|
|
|
|
|
by BeefWellington
606 days ago
|
|
I'll use a contrived example here to explain what the value of streaming the data itself is. Let's say you run a large installation that has a variety of very important gauges and sensors. Due to the size and complexity of this installation, these gauges and sensors need to be fed back to a console somewhere so that an overseer role of sorts can get that big picture view to ensure the installation is functioning fully healthy. For that scenario, if you look at your data in the sense of a typical RDBMS / Data Warehouse, you would probably want to save as much over the wire traffic as possible to ensure there's no delays in getting the sensor information fed into the system reliably on time. So you trim down things to just a station ID and some readings coming into your "fact" table (it could be more transactionally modeled but mostly it'll fit the same bill). Basically the streaming is useful so that in near-realtime you can live scroll the recordset as data comes in.

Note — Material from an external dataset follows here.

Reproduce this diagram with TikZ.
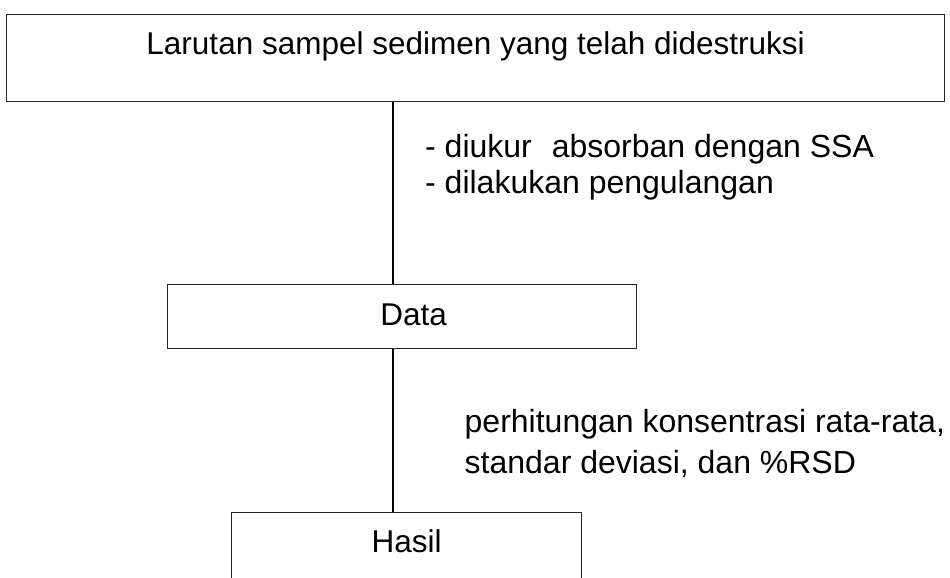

Your SQL query becomes more of an infinite Cursor. Older ways of doing this did exist on SQL databases just fine; typically you'd have some kind of record marker, whether it was ROWID, DateTime, etc., and you'd just reissue an identical query to get the newer records. That introduces some overhead though, and the streaming approach kind of minimizes/eliminates that. |
|
What I don't understand is streaming joins. None of your gauge values need to join to anything.
And if they did -- if something needed to join ID values to display names, presumably those would sit in a database, not a different stream?